** AIM **
From the listing below, work out how many lines contain "this". Reply with that number only.

** DATA ROWS **
◆ ◆ ◆ ◆
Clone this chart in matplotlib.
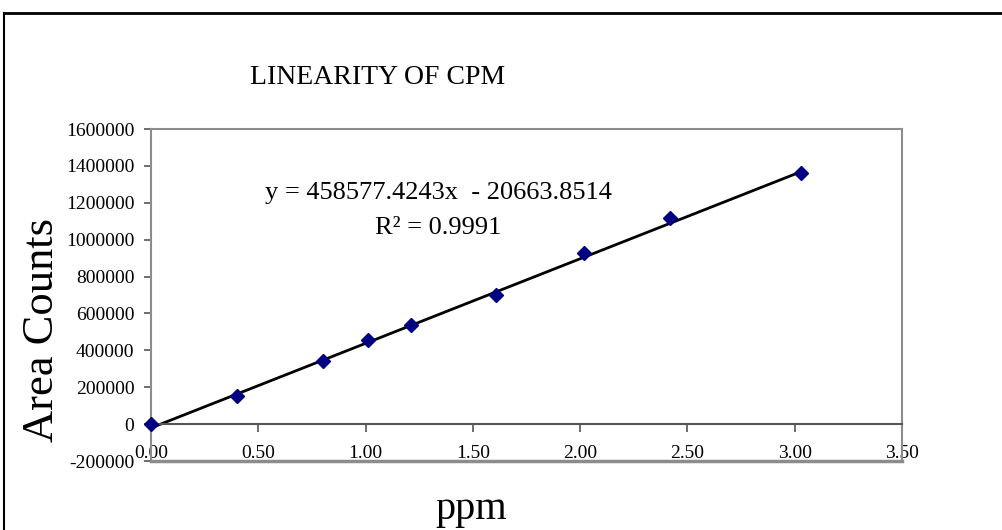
import numpy as np
from matplotlib import pyplot as plt
from matplotlib.lines import Line2D
from matplotlib.ticker import FormatStrFormatter

# concentracao (ppm) e area
ppm = [0.00, 0.40, 0.80, 1.01, 1.21, 1.61, 2.02, 2.42, 3.03]
area = [0, 152000, 343000, 455000, 538000, 701000, 927000, 1115000, 1360000]

slope = 458577.4243
intercept = -20663.8514
r2 = 0.9991

x_ticks = [0.0, 0.5, 1.0, 1.5, 2.0, 2.5, 3.0, 3.5]
y_ticks = list(range(-200000, 1600001, 200000))

plt.rcParams['font.family'] = 'Liberation Serif'

fig = plt.figure(figsize=(10.03, 5.30), dpi=100)
ax = fig.add_axes([151/1003, 1 - 461/530, (902 - 151)/1003, (461 - 129)/530])

x_fit = np.array([ppm[0], ppm[-1]])
ax.plot(x_fit, slope * x_fit + intercept, color='black', lw=2, zorder=2)
ax.plot(ppm, area, linestyle='none', marker='D', ms=7.5, color='#000080', zorder=3, clip_on=False)

ax.set_xlim(0, 3.5)
ax.set_ylim(-200000, 1600000)
ax.set_xticks(x_ticks)
ax.set_yticks(y_ticks)
ax.xaxis.set_major_formatter(FormatStrFormatter('%.2f'))
ax.yaxis.set_major_formatter(FormatStrFormatter('%d'))

gray = '#8c8c8c'
for s in ['left', 'top', 'right']:
    ax.spines[s].set_color(gray)
    ax.spines[s].set_linewidth(1.5)
ax.spines['bottom'].set_position(('data', 0))
ax.spines['bottom'].set_color('#555555')
ax.spines['bottom'].set_linewidth(1.5)
ax.axhline(-200000, color=gray, lw=2.5, clip_on=False, zorder=1)

ax.tick_params(axis='y', direction='out', length=5, width=1.2, color='#555555', labelsize=14, pad=7)
ax.tick_params(axis='x', direction='out', length=6, width=1.2, color='#555555', labelsize=14, pad=9)

fig.text(378/1003, 1 - 78/530, 'LINEARITY OF CPM', fontsize=20, ha='center', va='center')
fig.text(42/1003, 1 - 330/530, 'Area Counts', fontsize=32, rotation=90, ha='center', va='center')
fig.text(471/1003, 1 - 510/530, 'ppm', fontsize=29, ha='center', va='center')
fig.text(438/1003, 1 - 193/530, 'y = %.4fx  - %.4f' % (slope, -intercept), fontsize=19, ha='center', va='center')
fig.text(438/1003, 1 - 228/530, 'R² = %.4f' % r2, fontsize=19, ha='center', va='center')

# moldura
fig.add_artist(Line2D([4/1003, 1], [1 - 13/530, 1 - 13/530], color='black', lw=2, transform=fig.transFigure))
fig.add_artist(Line2D([4/1003, 4/1003], [0, 1 - 13/530], color='black', lw=1.5, transform=fig.transFigure))

plt.savefig('out.png', dpi=100)
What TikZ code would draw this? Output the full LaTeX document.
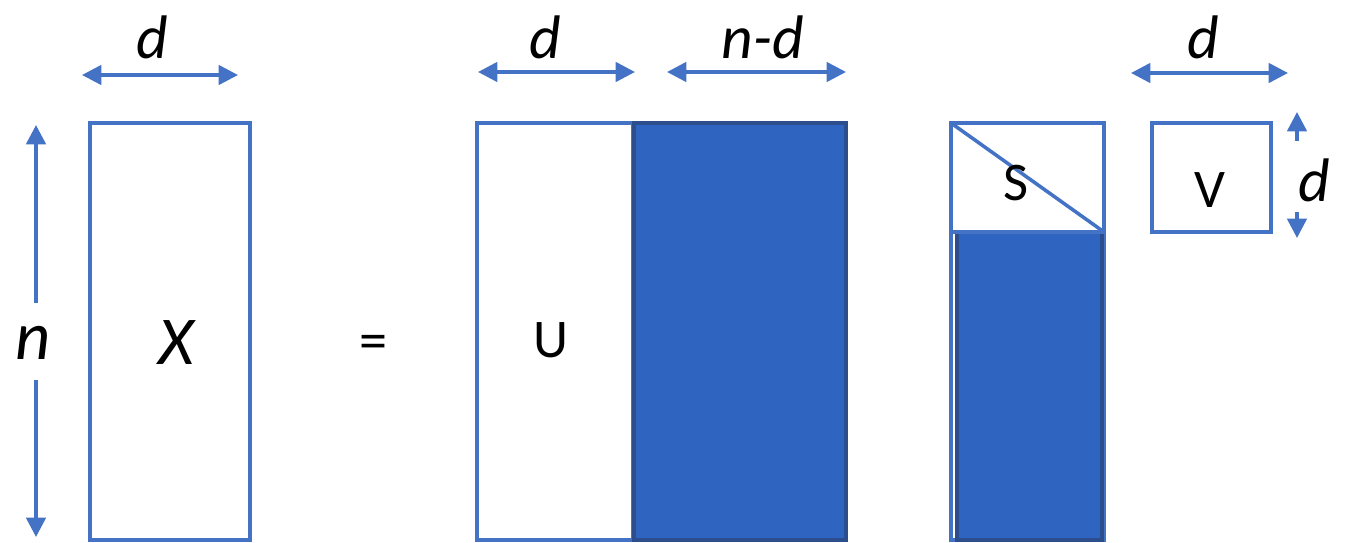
\documentclass[tikz,border=0pt]{standalone}
\usepackage{fontspec}
\setmainfont{Carlito}
\usetikzlibrary{arrows.meta, positioning, calc}
\definecolor{matblue}{RGB}{68, 114, 196}
\definecolor{blockblue}{RGB}{47, 101, 192}
\definecolor{blockedge}{RGB}{44, 78, 140}
\tikzset{
    matbox/.style={draw=matblue, line width=2pt, fill=white},
    fullbox/.style={draw=blockedge, line width=2pt, fill=blockblue},
    dimlabel/.style={font=\fontsize{35}{38}\selectfont\itshape, inner sep=0pt},
    matlabel/.style={font=\fontsize{31}{34}\selectfont, inner sep=0pt}
}
\begin{document}
\begin{tikzpicture}[
    x=0.02cm, y=-0.02cm,
    dim/.style={{Triangle[length=11pt, width=11pt]}-{Triangle[length=11pt, width=11pt]}, line width=2pt, matblue},
    halfdim/.style={-{Triangle[length=11pt, width=11pt]}, line width=2pt, matblue}
]
    \useasboundingbox (0,0) rectangle (1346,543);

    % --- LEFT SIDE: X ---
    \draw[matbox] (90,123) rectangle (250,540);
    \node[dimlabel, font=\fontsize{39}{42}\selectfont\itshape] (X) at (176,343) {X};
    \node[dimlabel, font=\fontsize{39}{42}\selectfont\itshape] (n) at (33,343) {n};
    \coordinate (ntop) at (36,125);
    \coordinate (nbot) at (36,537);
    \draw[halfdim] (36,303) -- (ntop);
    \draw[halfdim] (36,380) -- (nbot);
    \coordinate (xl) at (82,75);
    \coordinate (xr) at (238,75);
    \draw[dim] (xl) -- (xr);
    \node[dimlabel] (dx) at (152,37) {d};

    \node[matlabel, font=\fontsize{32}{34}\selectfont] (eq) at (373,347) {=};

    % --- U and its complement ---
    \draw[matbox] (477,123) rectangle (633,540);
    \draw[fullbox] (634,123) rectangle (846,540);
    \node[matlabel] (U) at (551,340) {U};
    \coordinate (ul) at (478,72);
    \coordinate (ur) at (635,72);
    \draw[dim] (ul) -- (ur);
    \node[dimlabel] (du) at (545,37) {d};
    \coordinate (cl) at (667,72);
    \coordinate (cr) at (846,72);
    \draw[dim] (cl) -- (cr);
    \node[dimlabel] (dn) at (763,37) {n-d};

    % --- S: diagonal block on top of zeros ---
    \draw[matbox] (951,123) rectangle (1104,540);
    \draw[fullbox] (957,232) rectangle (1102,540);
    \draw[matblue, line width=2pt] (951,123) -- (1104,232);
    \draw[matblue, line width=2pt] (951,232) -- (1104,232);
    \node[matlabel] (S) at (1016,183) {S};

    % --- V ---
    \draw[matbox] (1152,123) rectangle (1271,232);
    \node[matlabel] (V) at (1210,190) {V};
    \coordinate (vl) at (1131,73);
    \coordinate (vr) at (1288,73);
    \draw[dim] (vl) -- (vr);
    \node[dimlabel] (dv) at (1203,37) {d};
    \coordinate (vtop) at (1297,112);
    \coordinate (vbot) at (1297,238);
    \draw[halfdim] (1297,141) -- (vtop);
    \draw[halfdim] (1297,212) -- (vbot);
    \node[dimlabel] (dvv) at (1314,180) {d};
\end{tikzpicture}
\end{document}
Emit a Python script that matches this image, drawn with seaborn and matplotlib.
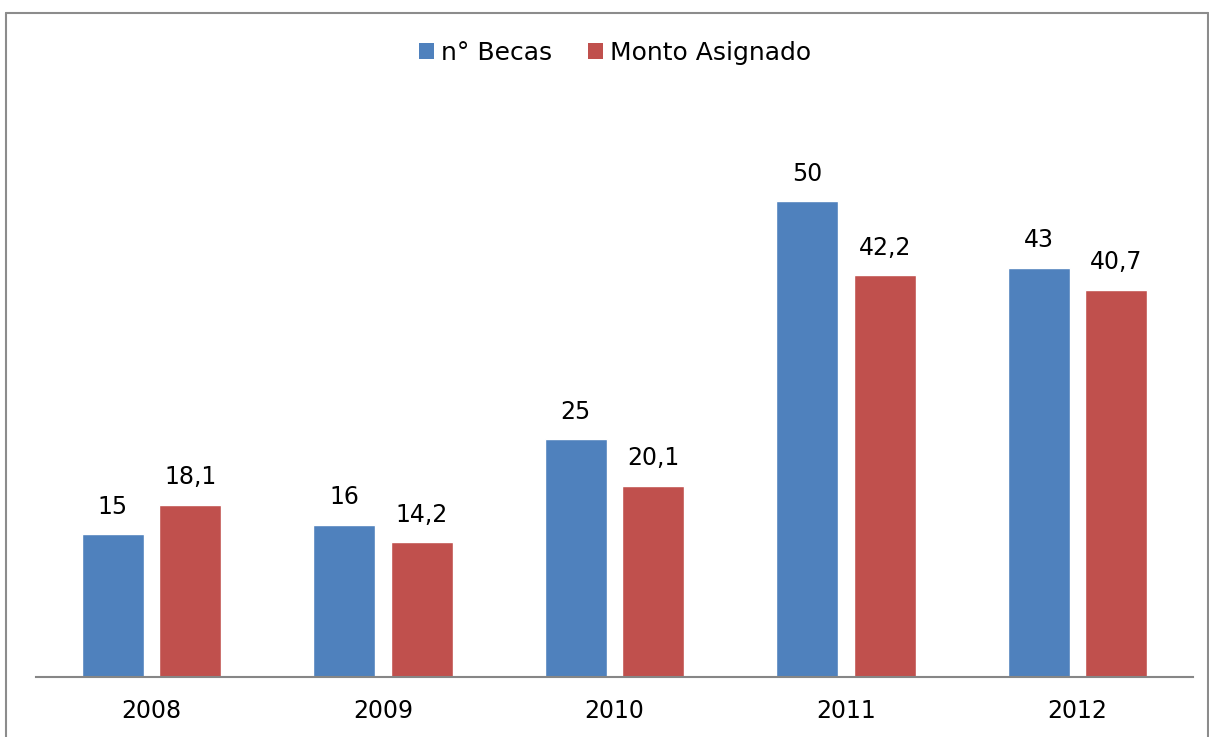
◆ ◆ ◆ ◆
** WORKED ANSWER **
3